Shiva Kiana in Iranian Girlfriend. Photo: Charlie Dennis
It is rare to walk out of a theater thinking, “I wish that show I just saw was twice as long,” but Iranian Girlfriend, written, directed, and performed by SB Tennent, might just fall into that category. The piece, which bills itself as “a work of fiction inspired by true events,” puts a lot of pieces into motion, but then doesn’t stick around long enough for them to really assemble into a shape. Its segments are individually crisp and provocative; its performances expertly walk that fine line between emotive realism and sardonic commentary on themselves; its musical numbers (music by Chad Raines, lyrics by Tennent and Raines) are disparate and weird and fun. But at a certain point, the show shifts into a moment of audience participation that feels desultorily improvised (though it isn’t)–then it just throws us a quick reprise of one of its musical numbers and stops, barely more than 45 minutes long.

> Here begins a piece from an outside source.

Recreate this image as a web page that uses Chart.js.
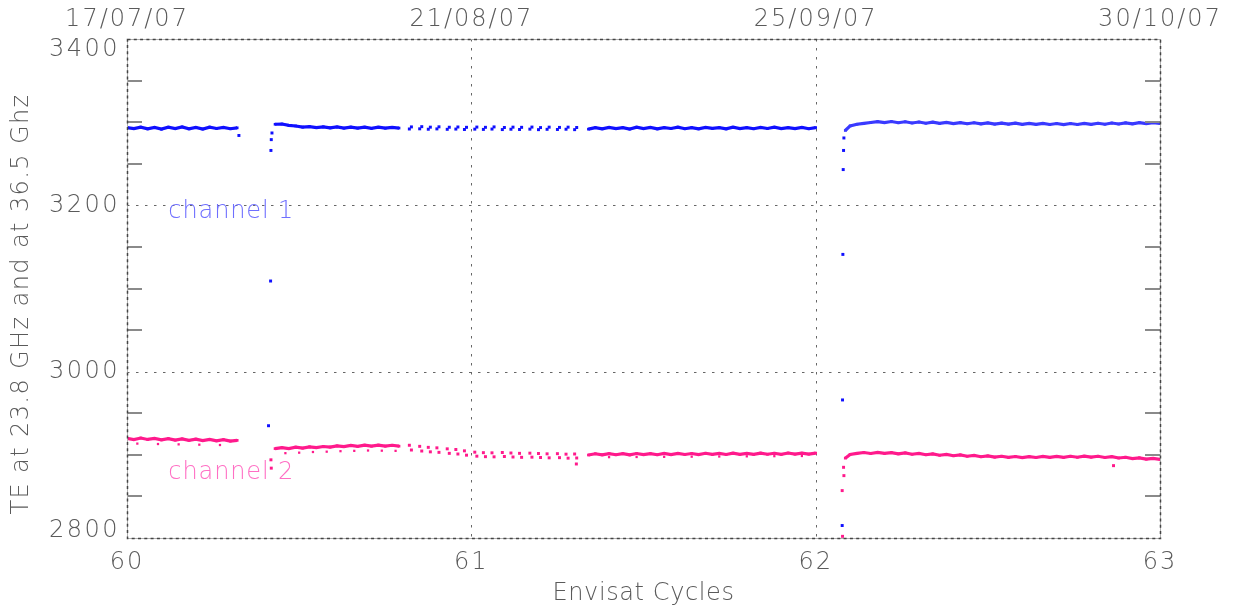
<!DOCTYPE html>
<html>
<head>
<meta charset="utf-8">
<script src="https://cdn.jsdelivr.net/npm/chart.js@4/dist/chart.umd.min.js"></script>
<style>
  html, body { margin: 0; padding: 0; background: #fff; }
  #wrap { width: 1235px; height: 611px; }
</style>
</head>
<body>
<div id="wrap"><canvas id="chart"></canvas></div>
<script>
// cycle positions (x) of the sampled points
const xSegA = [60.00,60.02,60.04,60.06,60.08,60.10,60.12,60.14,60.16,60.18,60.20,60.22,60.24,60.26,60.28,60.30,60.32];
const xSegB = [60.43,60.45,60.47,60.49,60.51,60.53,60.55,60.57,60.59,60.61,60.63,60.65,60.67,60.69,60.71,60.73,60.75,60.77,60.79];
const xSparse = [60.82,60.85,60.875,60.90,60.93,60.955,60.98,61.01,61.035,61.06,61.09,61.115,61.14,61.17,61.195,61.22,61.25,61.275,61.30];
const xSparse2 = [60.826,60.856,60.881,60.906,60.936,60.961,60.986,61.016,61.041,61.066,61.096,61.121,61.146,61.176,61.201,61.226,61.256,61.281,61.306];
const xSegB2 = [61.34,61.36,61.38,61.40,61.42,61.44,61.46,61.48,61.50,61.52,61.54,61.56,61.58,61.60,61.62,61.64,61.66,61.68,61.70,61.72,61.74,61.76,61.78,61.80,61.82,61.84,61.86,61.88,61.90,61.92,61.94,61.96,61.98,62.00];
const xSegC = [62.086,62.10,62.12,62.14,62.16,62.18,62.20,62.22,62.24,62.26,62.28,62.30,62.32,62.34,62.36,62.38,62.40,62.42,62.44,62.46,62.48,62.50,62.52,62.54,62.56,62.58,62.60,62.62,62.64,62.66,62.68,62.70,62.72,62.74,62.76,62.78,62.80,62.82,62.84,62.86,62.88,62.90,62.92,62.94,62.96,62.98,63.00];

// channel 1 (blue)
const ch1SegA = [3293.5,3292.3,3294.0,3292.0,3293.6,3291.6,3293.9,3292.3,3294.2,3292.0,3293.6,3291.8,3294.0,3292.4,3293.8,3292.1,3293.2];
const ch1SegB = [3297.5,3297.8,3296.2,3295.4,3294.1,3294.6,3293.4,3294.4,3293.1,3294.2,3292.8,3294.1,3292.9,3294.0,3292.6,3293.9,3292.8,3293.8,3292.9];
const ch1SparseLow = [3291.8,3292.0,3291.5,3291.9,3291.4,3291.7,3291.2,3291.6,3291.3,3291.7,3291.1,3291.5,3291.2,3291.6,3291.0,3291.4,3291.2,3291.5,3291.0];
const ch1SparseHigh = [3294.3,3294.6,3294.0,3294.4,3293.9,3294.2,3293.8,3294.1,3293.8,3294.3,3293.6,3294.0,3293.8,3294.1,3293.5,3294.0,3293.7,3294.0,3293.6];
const ch1SegB2 = [3291.6,3293.4,3292.0,3293.8,3292.2,3293.4,3291.8,3293.9,3292.3,3293.6,3291.9,3293.4,3292.4,3294.0,3292.1,3293.5,3292.0,3293.8,3292.5,3293.4,3291.9,3293.9,3292.2,3293.5,3292.1,3293.6,3292.4,3293.9,3292.2,3293.4,3292.3,3293.8,3292.1,3293.5];
const ch1SegC = [3290.0,3295.5,3297.5,3298.6,3299.6,3300.6,3299.4,3300.8,3299.3,3300.5,3299.0,3300.2,3298.7,3300.0,3298.5,3299.7,3298.3,3299.5,3298.1,3299.3,3297.9,3299.1,3297.7,3298.9,3297.6,3298.8,3297.4,3298.6,3297.3,3298.5,3297.2,3298.4,3297.1,3298.4,3297.2,3298.5,3297.3,3298.7,3297.5,3299.0,3297.8,3299.2,3298.0,3299.4,3298.2,3299.5,3298.6];
const ch1OutX = [60.325,60.411,60.417,60.418,60.419,60.421,62.077,62.078,62.079,62.080,62.081,62.082];
const ch1OutY = [3284,2935,3109,3266,3279,3287,2815,2966,3141,3243,3266,3281];

// channel 2 (pink)
const ch2SegA = [2919.8,2918.4,2920.2,2918.5,2919.7,2918.0,2919.5,2917.7,2919.2,2917.4,2918.9,2917.2,2918.6,2916.9,2918.2,2916.6,2917.4];
const ch2SegB = [2907.5,2908.6,2907.6,2909.2,2908.1,2909.6,2908.6,2910.0,2909.4,2910.8,2909.8,2911.3,2910.2,2911.6,2910.4,2911.7,2910.5,2911.5,2910.4];
const ch2SparseHigh = [2911.5,2910.2,2909.0,2908.4,2907.2,2906.4,2904.8,2903.2,2902.6,2902.4,2902.8,2902.2,2901.8,2902.0,2901.6,2901.2,2901.4,2900.8,2901.0];
const ch2SparseLow = [2905.8,2904.6,2903.6,2903.0,2901.8,2901.0,2899.6,2898.4,2897.8,2897.6,2898.0,2897.4,2897.0,2897.2,2896.8,2896.4,2896.6,2896.0,2896.2];
const ch2SegB2 = [2899.8,2901.3,2900.0,2901.5,2900.1,2901.4,2899.9,2901.6,2900.2,2901.4,2900.1,2901.7,2900.3,2901.8,2900.4,2901.6,2900.2,2901.9,2900.5,2901.7,2900.4,2902.0,2900.6,2901.8,2900.5,2902.1,2900.7,2901.9,2900.6,2902.2,2900.8,2902.0,2900.9,2902.1];
const ch2SegC = [2896.0,2900.5,2901.8,2902.8,2901.6,2903.0,2901.7,2902.7,2901.2,2902.3,2900.7,2901.7,2900.1,2901.1,2899.5,2900.5,2898.9,2899.9,2898.3,2899.3,2897.7,2898.7,2897.3,2898.3,2896.9,2898.0,2896.7,2897.9,2896.8,2898.1,2896.9,2898.2,2897.0,2898.3,2897.1,2898.4,2897.2,2898.3,2896.8,2897.8,2896.2,2897.1,2895.5,2896.4,2894.8,2895.8,2894.6];
const ch2LowX = [60.03,60.09,60.15,60.21,60.27,60.46,60.50,60.54,60.58,60.62,60.66,60.70,60.74,60.78,61.40,61.48,61.56,61.64,61.72,61.80,61.88,61.96];
const ch2LowY = [2913.5,2913.0,2912.6,2912.2,2911.8,2902.0,2902.6,2903.4,2903.8,2904.4,2904.8,2905.2,2905.0,2904.8,2897.2,2897.4,2897.6,2897.8,2898.0,2898.2,2898.4,2898.6];
const ch2OutX = [60.418,60.419,61.305,62.077,62.078,62.081,62.082,62.865];
const ch2OutY = [2894,2884,2889,2857,2802,2885,2875,2887];

// axes
const xTicks = [60, 61, 62, 63];
const dateLabels = ["17/07/07", "21/08/07", "25/09/07", "30/10/07"];
const yLabels = [2800, 3000, 3200, 3400];
const yMinor = [2850,2900,2950,3050,3100,3150,3250,3300,3350];

const BLUE = "#1010ff";
const BLUE2 = "#3a3aff";
const PINK = "#ff1a8c";
const TXT = "#5a5a5a";
const FONT = "'DejaVu Sans', sans-serif";

function pts(xs, ys) {
  return xs.map((x, i) => ({ x: x, y: ys[i] }));
}

function lineSet(xs, ys, color) {
  return {
    data: pts(xs, ys), showLine: true, borderColor: color, borderWidth: 3.2,
    backgroundColor: color, pointStyle: "rect", pointRadius: 1.9, pointBorderWidth: 0
  };
}

function dotSet(xs, ys, color, r) {
  return {
    data: pts(xs, ys), showLine: false, backgroundColor: color,
    pointStyle: "rect", pointRadius: r || 2.1, pointBorderWidth: 0
  };
}

const frame = {
  id: "frame",
  beforeDraw(chart) {
    chart.ctx.letterSpacing = "2px";
  },
  beforeDatasetsDraw(chart) {
    const { ctx, chartArea: a, scales } = chart;
    ctx.save();
    ctx.strokeStyle = "#666";
    ctx.lineWidth = 1;
    ctx.setLineDash([2.5, 6.5]);
    [61, 62].forEach(v => {
      const px = Math.round(scales.x.getPixelForValue(v)) + 0.5;
      ctx.beginPath(); ctx.moveTo(px, a.top); ctx.lineTo(px, a.bottom); ctx.stroke();
    });
    [3000, 3200].forEach(v => {
      const py = Math.round(scales.y.getPixelForValue(v)) + 0.5;
      ctx.beginPath(); ctx.moveTo(a.left, py); ctx.lineTo(a.right, py); ctx.stroke();
    });
    ctx.restore();
  },
  afterDatasetsDraw(chart) {
    const { ctx, chartArea: a, scales } = chart;
    ctx.save();
    // minor ticks, inward on both sides
    ctx.strokeStyle = "#8a8a8a";
    ctx.lineWidth = 2;
    yMinor.forEach(v => {
      const py = Math.round(scales.y.getPixelForValue(v));
      ctx.beginPath(); ctx.moveTo(a.left, py); ctx.lineTo(a.left + 15, py); ctx.stroke();
      ctx.beginPath(); ctx.moveTo(a.right - 15, py); ctx.lineTo(a.right, py); ctx.stroke();
    });
    // frame
    ctx.strokeStyle = "#b0b0b0";
    ctx.lineWidth = 1;
    ctx.strokeRect(a.left + 0.5, a.top + 0.5, a.right - a.left, a.bottom - a.top);
    ctx.strokeStyle = "#444";
    ctx.lineWidth = 1.5;
    ctx.setLineDash([3, 3.3]);
    ctx.strokeRect(a.left + 0.5, a.top + 0.5, a.right - a.left, a.bottom - a.top);
    ctx.setLineDash([]);

    // y labels, end labels kept inside the axis
    ctx.fillStyle = TXT;
    ctx.font = "300 24px " + FONT;
    ctx.letterSpacing = "2.5px";
    ctx.textAlign = "right";
    ctx.textBaseline = "middle";
    yLabels.forEach(v => {
      let py = scales.y.getPixelForValue(v);
      py = Math.min(Math.max(py, a.top + 11), a.bottom - 7);
      ctx.fillText(String(v), a.left - 7, py);
    });

    // axis titles
    ctx.textAlign = "center";
    ctx.letterSpacing = "0.6px";
    ctx.fillText("Envisat Cycles", (a.left + a.right) / 2, 594);
    ctx.save();
    ctx.letterSpacing = "1.4px";
    ctx.translate(22, 304);
    ctx.rotate(-Math.PI / 2);
    ctx.fillText("TE at 23.8 GHz and at 36.5 Ghz", 0, 0);
    ctx.restore();

    // channel labels
    ctx.textAlign = "left";
    ctx.letterSpacing = "0.9px";
    ctx.fillStyle = "#6f6fff";
    ctx.fillText("channel 1", scales.x.getPixelForValue(60.12), scales.y.getPixelForValue(3192));
    ctx.fillStyle = "#ff6fc4";
    ctx.fillText("channel 2", scales.x.getPixelForValue(60.12), scales.y.getPixelForValue(2879));
    ctx.restore();
  },
  afterDraw(chart) {
    chart.ctx.letterSpacing = "0px";
  }
};

new Chart(document.getElementById("chart"), {
  type: "scatter",
  data: {
    datasets: [
      lineSet(xSegA, ch1SegA, BLUE),
      lineSet(xSegB, ch1SegB, BLUE),
      dotSet(xSparse, ch1SparseLow, BLUE),
      dotSet(xSparse2, ch1SparseHigh, BLUE),
      lineSet(xSegB2, ch1SegB2, BLUE),
      lineSet(xSegC, ch1SegC, BLUE2),
      dotSet(ch1OutX, ch1OutY, BLUE),
      lineSet(xSegA, ch2SegA, PINK),
      lineSet(xSegB, ch2SegB, PINK),
      dotSet(xSparse, ch2SparseHigh, PINK),
      dotSet(xSparse2, ch2SparseLow, PINK),
      lineSet(xSegB2, ch2SegB2, PINK),
      lineSet(xSegC, ch2SegC, PINK),
      dotSet(ch2LowX, ch2LowY, PINK, 1.6),
      dotSet(ch2OutX, ch2OutY, PINK)
    ]
  },
  options: {
    responsive: true,
    maintainAspectRatio: false,
    animation: false,
    layout: { padding: { right: 75, top: 0, left: 0, bottom: 0 } },
    plugins: { legend: { display: false }, tooltip: { enabled: false } },
    scales: {
      x: {
        type: "linear", position: "bottom", min: 60, max: 63,
        afterBuildTicks: s => { s.ticks = xTicks.map(v => ({ value: v })); },
        afterFit: s => { s.height = 73; },
        grid: { display: false, drawTicks: false },
        border: { display: false },
        ticks: { color: TXT, font: { size: 24, family: FONT, weight: 300 }, padding: 10, maxRotation: 0, autoSkip: false }
      },
      x2: {
        type: "linear", position: "top", min: 60, max: 63,
        afterBuildTicks: s => { s.ticks = xTicks.map(v => ({ value: v })); },
        afterFit: s => { s.height = 39; },
        grid: { display: false, drawTicks: false },
        border: { display: false },
        ticks: {
          color: TXT, font: { size: 24, family: FONT, weight: 300 }, padding: 5, maxRotation: 0, autoSkip: false,
          callback: v => dateLabels[xTicks.indexOf(v)]
        }
      },
      y: {
        type: "linear", position: "left", min: 2800, max: 3400,
        afterFit: s => { s.width = 127; },
        grid: { display: false, drawTicks: false },
        border: { display: false },
        ticks: { display: false }
      }
    }
  },
  plugins: [frame]
});
</script>
</body>
</html>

Iranian Girlfriend loops in and out of several recurring themes: How we deal with the detritus and debris of life, both as individuals, particularly women, and as a culture. Feminism and violence. Immigration and otherness. The ways that the stories told about our lives are always, slightly or hugely, out of alignment with the lives themselves. Its precision of tone–incisive and goofy at the same time–is the main glue holding together the disparate parts. Tennent as both performer and director has a tartness that wipes out any of the sentimentality you might expect in talking about her deceased mother, and she brings the same quality to her direction of the other two performers: Shiva Kiani, playing a character who is and is not Tennent, getting drunk in an airport and reading Foucault. Asal Takesh singing about strawberry jam. All three of them in an extended riff on the background of Medea.
The design elements, while simple, are effective, with especially smart use of Karen Boyer’s costumes and Ein Kim’s projections. Boyer’s costumes both fill out the quick character portraits and add witty touches (particularly the strawberry-shaped sunglasses that Takesh and Kiani wear for a musical number about jam). There’s a clever mix of live filming and projected video backdrops in the early part of the piece, and then projections popping back up in unexpected places on Yung-Hung Sung’s set later in the show. Tennent the director finds a surprising way to transform the space with a reveal midway through.
And yet too many of these ideas and scenes feel like sketches whose outlines haven’t been filled in yet, moments whose connections haven’t been fleshed out. There are so many ideas, so many things tried, and not enough time lingering anywhere for the piece’s internal logic to take over. As a tour through or a meditation on events and ideas and people that shaped Tennent’s perspective, Iranian Girlfriend gives us a lot to enjoy. But as theater I wanted just a little bit more to hold on to—a through line, a perspective, a voice.
Having said all of that, Iranian Girlfriend also bills itself as an “autofiction performance installation,” which does feel about right, and maybe thinking about it as installation more than theater piece is the right approach. I don’t always have a ton of patience for autofiction in literature–too often you get the worst of both memoir’s solipsism and literary fiction’s careful prose craft–but this piece engages with the fuzziness of identity and the way autofiction intentionally muddies the line between truth and fiction, between craft and life. In using an ensemble to both represent and comment on her own character (while herself playing a director within the piece as well as directing the piece itself; it’s all quite meta), Tennent finds a compellingly theatrical way to engage the genre.